On multiple occasions, Sarver made racially insensitive remarks in reference to Black coaches, according to a Black basketball operations staffer. The first incident came in 2013 when Sarver was expressing his preference for hiring Lindsey Hunter over Dan Majerle.
He told the staffer that “these [N-words] need an [N-word]” to coach them rather than a white coach. The second incident was in 2016, and in a very similar manner, Sarver said he hired coach Earl Watson because he could “speak the player’s language.”
Earl Watson had a history of conflict with Sarver in his tenure as coach of the Suns. After a loss to the Golden State Warriors, Sarver complained to Watson, “Why does Draymond Green get to run up the court and say [N-Word]?” Sarver reportedly repeated the word multiple times before being told to stop, according to Watson himself and another Suns staffer. In another incident, Sarver asked Watson about areas that the Suns organization could improve. Watson suggested hiring more diverse staff, to which Sarver responded, “I don't like diversity.”

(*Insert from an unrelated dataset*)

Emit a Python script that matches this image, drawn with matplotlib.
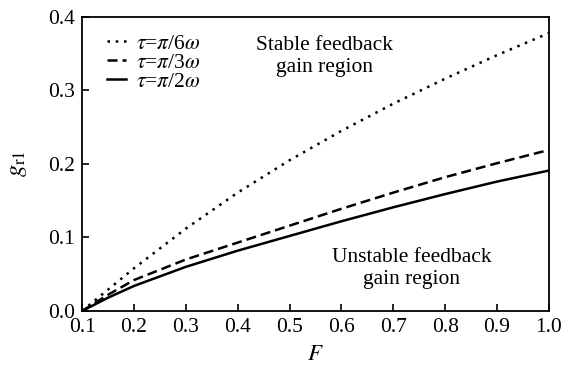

In addition to his casually racist remarks, Sarver routinely dehumanized women during his tenure as owner. He spoke to Suns staff about engaging in sexual acts with his wife and showed them pictures of her in a Suns swimsuit, according to a former executive. Sarver, through his legal team, attempted to explain it by saying he was showing the merchandise staff samples of apparel they would be selling during the upcoming season. Unaddressed, however, were his comments to employees about his wife’s sexual prowess and his condom size.
Female former employees have said Sarver used language that connoted ownership such as “you belong to me” when he spoke to women on his staff. His language and behavior also enabled other members of the Suns’ executive staff. A female former employee said that executives would constantly make sexist comments during meetings and their feelings would be promptly invalidated when they said the comments made them feel uncomfortable. One former staffer even said she contemplated suicide during her years working for the Suns.
The silver lining despite this scandal is that Sarver is selling the Suns. His situation is reminiscent of former Los Angeles Clippers owner Donald Sterling, who was forced to sell the team in 2014 after recordings of him saying the N-Word and calling Black players other demeaning racial epithets leaked. After these leaks came out, the NBA moved to ban him for life.
With Sarver’s one-year ban taking effect, it is likely that he will disappear from the NBA world after a successful sale of the Suns. While it is important that he was held accountable for his actions, he was allowed to engage in his harmful behaviors for just under two decades. NBA owners have immense power and influence, but the league must find ways to check this power.
The NFL must also hold owners accountable for discriminatory misconduct, as Snyder’s case is not unique. Snyder’s potential sale of the Commanders bodes well for the NFL, but the league will still be notorious for its front office racism after he sells. The NFL must make significant progress towards a league-wide work climate where owners do not have unilateral power to say and do whatever they want.